時々、緩和ケア目的に入院してくる患者さんがいる。
もう、(治療としては)やることがない、という背景がある。高い薬を延々と続けた挙句、結局効き目がなくて、余命わずかという診断を受けている。
リハビリに伺うと、ベッド周りには不機嫌さと諦めに満ちた空気が漂っていた。
もちろん、気分的にはもっと明るく生活している人もいるし、積極的にリハに取り組む人もいるのだが、余命宣告は気分を大きく蝕むもののようだ。
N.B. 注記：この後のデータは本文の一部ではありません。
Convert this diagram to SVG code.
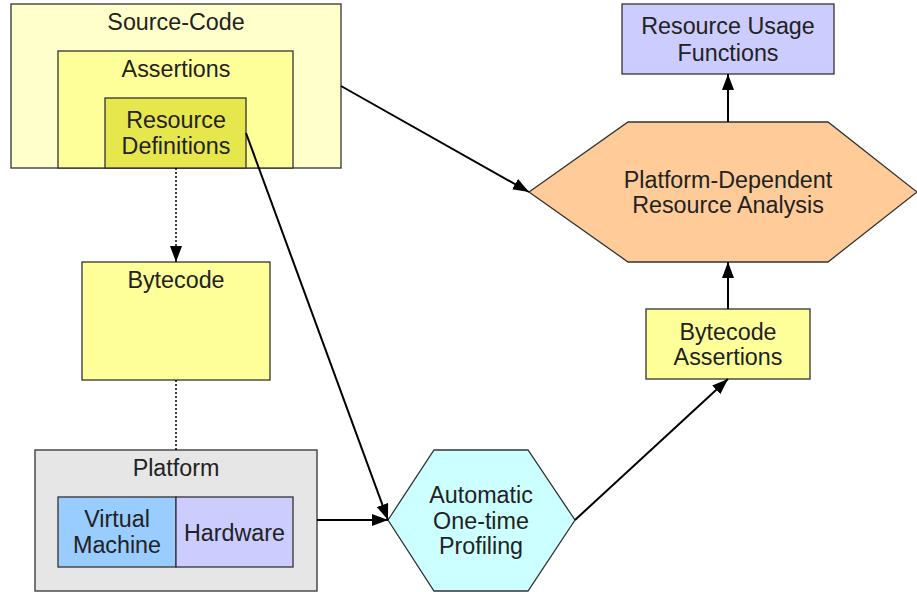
<svg xmlns="http://www.w3.org/2000/svg" width="917" height="592" viewBox="0 0 917 592">
<style>
text{font-family:"Liberation Sans",Arial,sans-serif;font-size:23.3px;fill:#222;text-anchor:middle}
.box{stroke:#333;stroke-width:1.3}
.edge{stroke:#000;stroke-width:2;fill:none}
.dot{stroke:#000;stroke-width:1.5;stroke-dasharray:2,2;fill:none}
</style>
<defs>
<marker id="ah" viewBox="0 0 16 12" refX="16" refY="6" markerWidth="16" markerHeight="12" markerUnits="userSpaceOnUse" orient="auto">
<path d="M0,0 L16,6 L0,12 Z" fill="#000"/>
</marker>
</defs>
<g id="source-code">
<rect class="box" x="11" y="4" width="330" height="164" fill="#ffffcc" stroke="#000"/>
<text x="176" y="30">Source-Code</text>
</g>
<g id="assertions">
<rect class="box" x="58" y="51" width="235" height="117" fill="#ffff99"/>
<text x="176" y="77">Assertions</text>
</g>
<g id="resource-definitions">
<rect class="box" x="105" y="98" width="141" height="70" fill="#e6e64d"/>
<text x="176" y="128">Resource</text>
<text x="176" y="154">Definitions</text>
</g>
<g id="bytecode">
<rect class="box" x="82" y="262" width="188" height="118" fill="#ffff99"/>
<text x="176" y="288">Bytecode</text>
</g>
<g id="platform">
<rect class="box" x="35" y="450" width="282" height="141" fill="#e6e6e6"/>
<text x="176" y="476">Platform</text>
</g>
<g id="virtual-machine">
<rect class="box" x="58" y="497" width="118" height="70" fill="#99ccff"/>
<text x="117" y="527">Virtual</text>
<text x="117" y="553">Machine</text>
</g>
<g id="hardware">
<rect class="box" x="176" y="497" width="117" height="70" fill="#ccccff"/>
<text x="234.5" y="541">Hardware</text>
</g>
<g id="resource-usage-functions">
<rect class="box" x="622" y="4" width="212" height="70" fill="#ccccff"/>
<text x="728" y="34">Resource Usage</text>
<text x="728" y="61">Functions</text>
</g>
<g id="platform-dependent-analysis">
<polygon class="box" points="529,192 628,122 828,122 917,192 828,262 628,262" fill="#ffcc99"/>
<text x="728" y="188">Platform-Dependent</text>
<text x="728" y="213">Resource Analysis</text>
</g>
<g id="bytecode-assertions">
<rect class="box" x="646" y="309" width="164" height="70" fill="#ffff99"/>
<text x="728" y="340">Bytecode</text>
<text x="728" y="365">Assertions</text>
</g>
<g id="profiling">
<polygon class="box" points="388,520 434,450 528,450 575,520 528,591 434,591" fill="#ccffff"/>
<text x="481" y="503">Automatic</text>
<text x="481" y="529">One-time</text>
<text x="481" y="554">Profiling</text>
</g>
<g id="connectors">
<line class="dot" x1="176" y1="168" x2="176" y2="262" marker-end="url(#ah)"/>
<line class="dot" x1="176" y1="380" x2="176" y2="450"/>
<line class="edge" x1="341" y1="86" x2="529" y2="192" marker-end="url(#ah)"/>
<line class="edge" x1="246" y1="133" x2="388" y2="520" marker-end="url(#ah)"/>
<line class="edge" x1="317" y1="520" x2="388" y2="520" marker-end="url(#ah)"/>
<line class="edge" x1="575" y1="520" x2="728" y2="379" marker-end="url(#ah)"/>
<line class="edge" x1="728" y1="309" x2="728" y2="262" marker-end="url(#ah)"/>
<line class="edge" x1="728" y1="122" x2="728" y2="74" marker-end="url(#ah)"/>
</g>
</svg>
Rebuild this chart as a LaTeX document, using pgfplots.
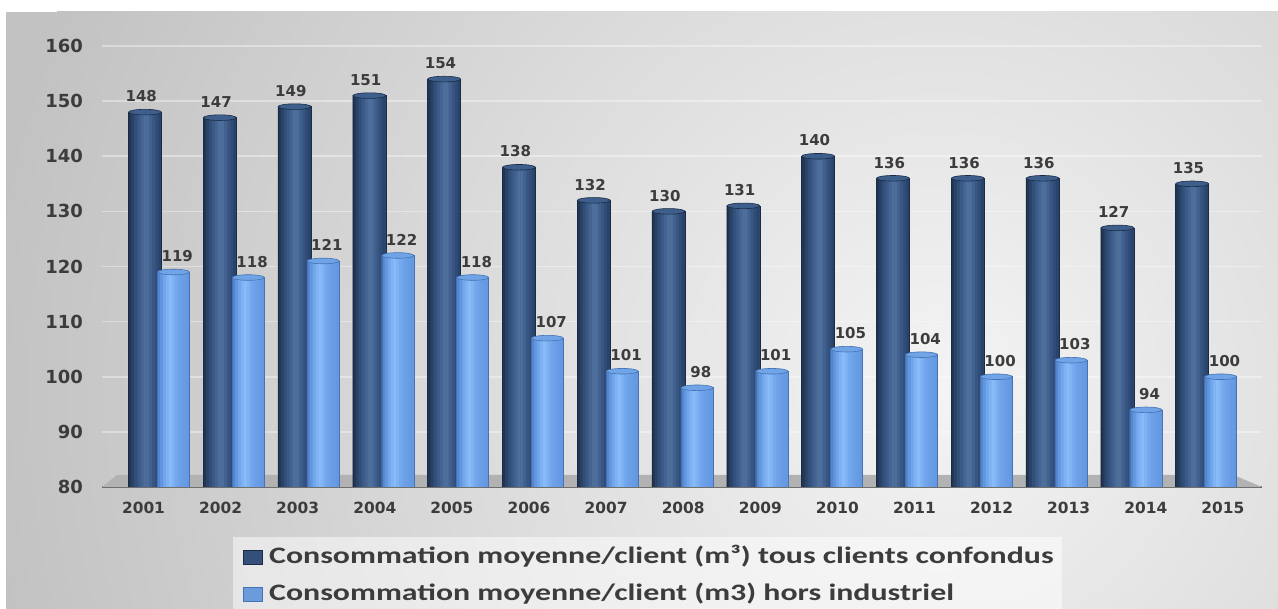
\documentclass[border=0pt]{standalone}
\usepackage{fontspec}
\setmainfont{DejaVu Sans}
\newfontfamily\legfont[FakeStretch=1.35]{Carlito}
\usepackage{pgfplots}
\usepackage{pgfplotstable}
\pgfplotsset{compat=1.18}
\definecolor{txt}{HTML}{3C3C3C}
\definecolor{bgdark}{HTML}{C2C2C2}
\definecolor{bglight}{HTML}{F4F4F4}
\definecolor{dk1}{HTML}{1E2F48}
\definecolor{dk2}{HTML}{34527F}
\definecolor{dk3}{HTML}{52729F}
\definecolor{dk4}{HTML}{263F64}
\definecolor{dkedge}{HTML}{1A2B45}
\definecolor{dkcap}{HTML}{3E5E8C}
\definecolor{dkflat}{HTML}{34507A}
\definecolor{lt1}{HTML}{4A7EC6}
\definecolor{lt2}{HTML}{6EA3EA}
\definecolor{lt3}{HTML}{88BCF9}
\definecolor{lt4}{HTML}{6296E0}
\definecolor{ltedge}{HTML}{4472B4}
\definecolor{ltcap}{HTML}{70A4E6}
\definecolor{ltflat}{HTML}{6A9BDA}
\definecolor{floorc}{HTML}{B2B2B2}
\definecolor{floorl}{HTML}{6E6E6E}
\pgfdeclareplotmark{capd}{\pgfpathellipse{\pgfpointorigin}{\pgfqpoint{8.25pt}{0pt}}{\pgfqpoint{0pt}{1.4pt}}\pgfusepathqfillstroke}
\pgfdeclareplotmark{capl}{\pgfpathellipse{\pgfpointorigin}{\pgfqpoint{8pt}{0pt}}{\pgfqpoint{0pt}{1.4pt}}\pgfusepathqfillstroke}
\newcommand{\strip}[4]{\addplot[ybar, bar width=#1, bar shift=#2, fill=#3, draw=none, forget plot] table[x=x, y=#4] {\data};}
\pgfplotstableread{
x dark light
0 148 119
1 147 118
2 149 121
3 151 122
4 154 118
5 138 107
6 132 101
7 130 98
8 131 101
9 140 105
10 136 104
11 136 100
12 136 103
13 127 94
14 135 100
}\data
\begin{document}
\begin{tikzpicture}
\useasboundingbox (0,0) rectangle (639pt,304.5pt);
\begin{scope}
\clip (3pt,0) rectangle (639pt,298.5pt);
\fill[bgdark] (3pt,0) rectangle (639pt,298.5pt);
\shade[inner color=bglight, outer color=bgdark] (470pt,110pt) circle (480pt);
\end{scope}
\begin{axis}[
  at={(51pt,61pt)}, anchor=south west,
  scale only axis, width=580pt, height=220.5pt,
  xmin=-0.762, xmax=14.746, ymin=80, ymax=160,
  ytick={80,90,...,160},
  xtick={-0.207,0.824,1.854,2.885,3.916,4.946,5.977,7.008,8.039,9.069,10.100,11.131,12.161,13.192,14.223},
  xticklabels={2001,2002,2003,2004,2005,2006,2007,2008,2009,2010,2011,2012,2013,2014,2015},
  axis x line*=bottom, axis y line*=left,
  x axis line style={draw=floorl, line width=1.2pt, -},
  y axis line style={draw=none},
  major tick length=0pt,
  ymajorgrids, major grid style={draw=white, draw opacity=0.38, line width=0.8pt},
  /pgf/number format/assume math mode=true,
  yticklabel style={font=\bfseries\fontsize{9}{10}\selectfont, text=txt, xshift=-6pt},
  xticklabel style={font=\bfseries\fontsize{7.7}{9}\selectfont, text=txt, yshift=-4pt},
  legend style={at={(0.1129,-0.1134)}, anchor=north west, draw=none, fill=white, fill opacity=0.5, text opacity=1,
    font=\legfont\bfseries\fontsize{11.8}{14}\selectfont, text=txt, row sep=2.5pt,
    inner xsep=2pt, inner ysep=2pt,
    nodes={text height=9pt, text depth=3pt, inner sep=2pt}},
  legend cell align=left,
]
\fill[floorc] (axis cs:-0.762,80) -- (axis cs:-0.561,82.2) -- (axis cs:14.358,82.2) -- (axis cs:14.746,80) -- cycle;
% dark cylinders
\addplot[ybar, bar width=16.5pt, bar shift=-7pt, fill=dk2, draw=none, forget plot] table[x=x, y=dark] {\data};
\strip{1.7pt}{-14.5pt}{dk2!18!dk1}{dark}
\strip{1.7pt}{-13pt}{dk2!54!dk1}{dark}
\strip{1.7pt}{-11.5pt}{dk2!91!dk1}{dark}
\strip{1.7pt}{-10pt}{dk3!23!dk2}{dark}
\strip{1.7pt}{-8.5pt}{dk3!53!dk2}{dark}
\strip{1.7pt}{-7pt}{dk3!83!dk2}{dark}
\strip{1.7pt}{-5.5pt}{dk3!84!dk2}{dark}
\strip{1.7pt}{-4pt}{dk3!48!dk2}{dark}
\strip{1.7pt}{-2.5pt}{dk3!12!dk2}{dark}
\strip{1.7pt}{-1pt}{dk4!30!dk2}{dark}
\strip{1.5pt}{0.4pt}{dk4!75!dk2}{dark}
\addplot[ybar, bar width=16.5pt, bar shift=-7pt, fill=none, draw=dkedge, line width=0.3pt, forget plot] table[x=x, y=dark] {\data};
\addplot[only marks, mark=capd, mark options={fill=dkcap, draw=dkedge, line width=0.3pt}, forget plot]
  table[x expr=\thisrow{x}-0.1872, y=dark] {\data};
% light cylinders
\addplot[ybar, bar width=16pt, bar shift=7.25pt, fill=lt2, draw=none, forget plot] table[x=x, y=light] {\data};
\strip{1.65pt}{-0.02pt}{lt2!22!lt1}{light}
\strip{1.65pt}{1.43pt}{lt2!68!lt1}{light}
\strip{1.65pt}{2.89pt}{lt3!13!lt2}{light}
\strip{1.65pt}{4.34pt}{lt3!59!lt2}{light}
\strip{1.65pt}{5.8pt}{lt3}{light}
\strip{1.65pt}{7.25pt}{lt3!64!lt2}{light}
\strip{1.65pt}{8.7pt}{lt3!24!lt2}{light}
\strip{1.65pt}{10.16pt}{lt2}{light}
\strip{1.65pt}{11.61pt}{lt4!34!lt2}{light}
\strip{1.65pt}{13.07pt}{lt4!60!lt2}{light}
\strip{1.45pt}{14.43pt}{lt4!86!lt2}{light}
\addplot[ybar, bar width=16pt, bar shift=7.25pt, fill=none, draw=ltedge, line width=0.3pt, forget plot] table[x=x, y=light] {\data};
\addplot[only marks, mark=capl, mark options={fill=ltcap, draw=ltedge, line width=0.3pt}, forget plot]
  table[x expr=\thisrow{x}+0.1939, y=light] {\data};
% value labels
\addplot[draw=none, mark=none, nodes near coords, nodes near coords style={font=\bfseries\fontsize{7.5}{8}\selectfont, text=txt, yshift=1.5pt}, forget plot]
  table[x expr=\thisrow{x}-0.237, y=dark] {\data};
\addplot[draw=none, mark=none, nodes near coords, nodes near coords style={font=\bfseries\fontsize{7.5}{8}\selectfont, text=txt, yshift=1.5pt}, forget plot]
  table[x expr=\thisrow{x}+0.244, y=light] {\data};
\addlegendimage{legend image code/.code={\fill[dkflat, draw=dkedge, line width=0.4pt, fill opacity=1, draw opacity=1] (3pt,-3.4pt) rectangle (12.5pt,3.4pt); \path (0pt,0pt) (13.5pt,0pt);}}
\addlegendentry{Consommation moyenne/client (m³) tous clients confondus}
\addlegendimage{legend image code/.code={\fill[ltflat, draw=ltedge, line width=0.4pt, fill opacity=1, draw opacity=1] (3pt,-3.4pt) rectangle (12.5pt,3.4pt); \path (0pt,0pt) (13.5pt,0pt);}}
\addlegendentry{Consommation moyenne/client (m3) hors industriel}
\end{axis}
\end{tikzpicture}
\end{document}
空気は諦めに似ているのだが、会話をするとちょっと違う。
機嫌よく、積極的にリハビリをしている人は、家族や他者と頻繁に関わり、それでいて自立性が高く、自己肯定力が高い。
不機嫌で、動く気力がない人は、他者に対して否定的で、自己肯定力も低い。
自己肯定力が低いから、他者を否定して自分を底上げしようとしているのだろうな、と推察する。話すこと全て否定されるので、話が続かず、対象者の話を聞くだけになる。
おしゃべりテーション、なる言葉がある(業界スラングだと思うが)。
おしゃべりで気が紛れることもあろうが、全否定だと中々に長時間は厳しい。色々な話題に切り替え、切り抜ける。
終わるとほっとしている自分がいる。職歴が浅いと辛い時間だろうなと思う。さて、対象者はどうだろうか。他者を否定して、気分が良くはならないだろうが、障害受容の段階なら、否認から取引といったところか。自分でも気づいてはいないのだろう。
そこを気づかせる必要があるのかないのか、難しい課題ではある。暫くは、様子見で。